Ethics Alarms has repeatedly pointed out that it is unethical to waste time, passion and civic debate on nice, hopeful, idealistic policy objectives that are literally impossible. The anthem for these positions, again as I have noted ad nauseam, is my least favorite John Lennon song, “Imagine.” Yes, I regard anyone who takes that tripe seriously as mentally-challenged and historically, economically and politically illiterate. The official political ideology of these misty-eyed utopians is, of course, Communism.

Utopians, which include at the lower levels of delusion progressives generally, persist in the belief that human nature isn’t an immutable constant and that certain principles of reality can somehow be wished away if we all close our eyes and hope hard enough. Thus we keep hearing that there shouldn’t be wars, violence, hunger—President Franklin Roosevelt, in his cynical, pandering “Four Freedoms” speech, actually said that there should be freedom from “want.” Riiiight, Franklin, like that’s going to happen.
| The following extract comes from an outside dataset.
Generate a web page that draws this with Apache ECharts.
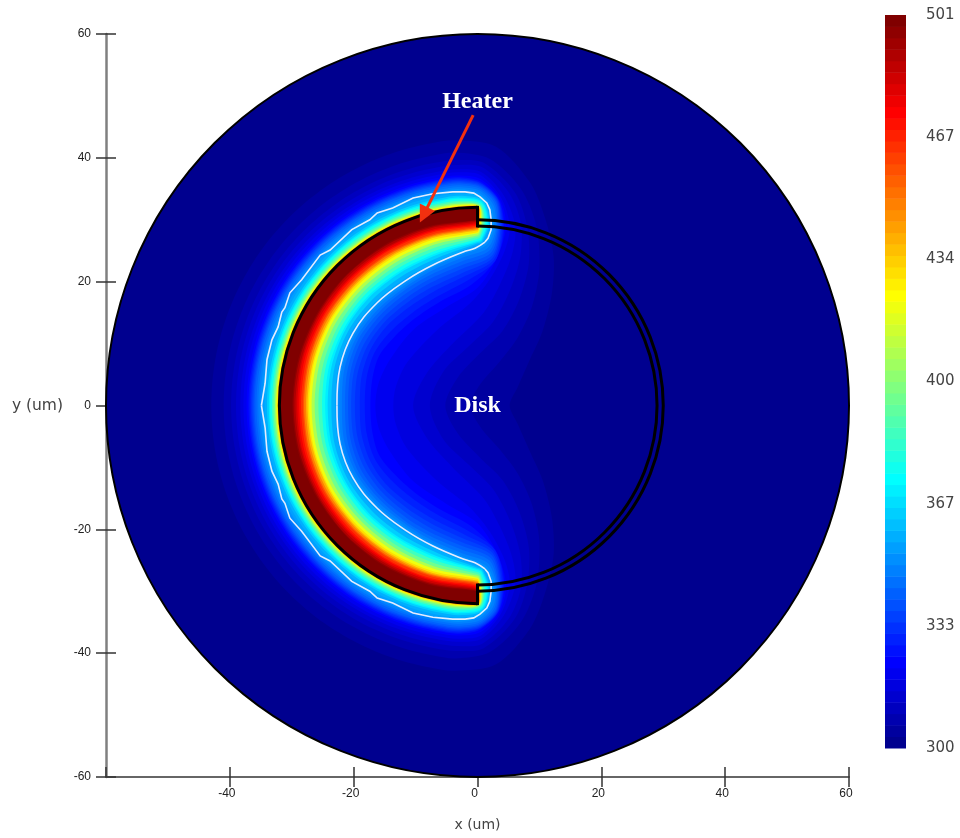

New Yorkers, in their infinite ignorance, elected utopian (and communist) Zohran Mamdani as their mayor. The charismatic demagogue ran on all sorts of claims that various things should be achievable by government without his having any experience whatsoever in making and executing policy. Yesterday, the New York Times reports, Zohran engaged in a signature significance example of irresponsible wishcraft, handing out vouchers for free tickets to a theater festival featuring experimental works. “The shared laughter in a crowded theater, the eager debrief after a musical, the heavy silence that hangs over all of us in a drama — these are moments that every New Yorker deserves,” Mamdani said.

Got it. Everyone deserves live theater, see, so there. It costs too much, though, so “POOF!” let’s make it cheaper.